We met with Vladimir Corda from Innovation Centre Banja Luka (ICBL). ICBL was co-founded by Athene Project Management, a business consultancy from Norway, together with 5 local state institutions, including the Ministry of Science and Technology, local universities and the city of Banja Luka.
The centre offers incubation programs, business development services, as well as relevant training and is probably the best thing that happened to local startup minds. There are lots of challenges as there is neither venture capital nor as many innovative ideas as they would wish for, but they dream big and they fight the stigma on Bosnia. ICBL aims at becoming the driving force of innovating business in the Republic of Srpska. And things are slowly happening. Four months ago BosAngels - the first angel investors network was established. There are also 6 companies that are now incubated in the centre. We met with the developers of Codaxy, one of the Incubator’s tenants. Born out of the internal IT department of Republika Sprpska’s stock exchange, the developers have formed an indepedent startup, focused on building a .NET framework for stock exchanges and business service applications world-wide. Thanks to ICBL support, the three guys at Codaxy enjoy lowered rent and startup support, and are using the opportunitities to present their framework at conferences in Bosnia and abroad.
What Bosnia obviously suffers most from, and Vladimir reaffirmed this, is the bad name. Investors just don't come here, and even retailers in the US sometimes refuse to ship, because they think it's a "war country". And that's where the opportunity lies: if you go beyond prejudices, there's a lot of talent and value at good prices in BiH.
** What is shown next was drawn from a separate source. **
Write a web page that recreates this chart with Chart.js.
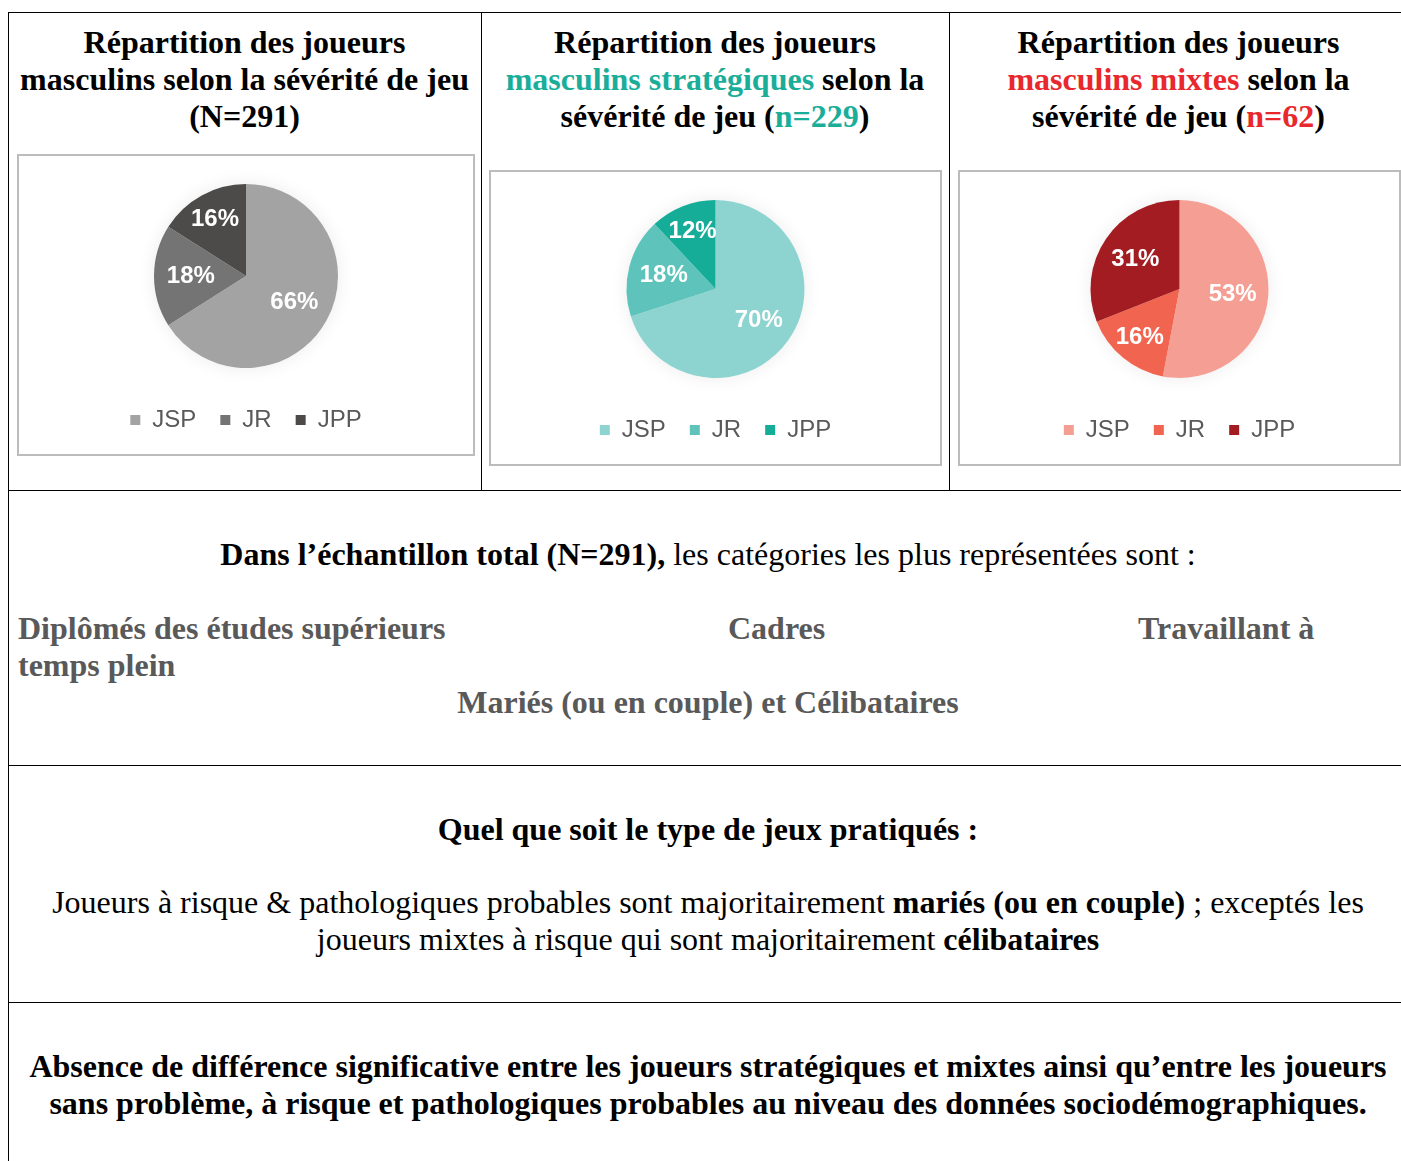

As the stories here are about tech and social media - we also enquired about social media penetration in BiH. You remember what I said in the beginning - this is a strange place. Right, about social media?! Twitter is unheard of. Blogging is a mystery. Facebook users count for 500 000 out of ...uh? This is a bit of a problem - no one knows how many people live in the country. The last census was done in 1991 and after that there are only guesstimates - 4 million, 5 million...we don’t know. Another interesting fact is that the number of public administrators is 5 times above the European norm. Too bad so many people work and yet there's no vision for this country. And this is generally the problem I saw here - many smart, well-educated people, impeccable products, but no no vision (yet).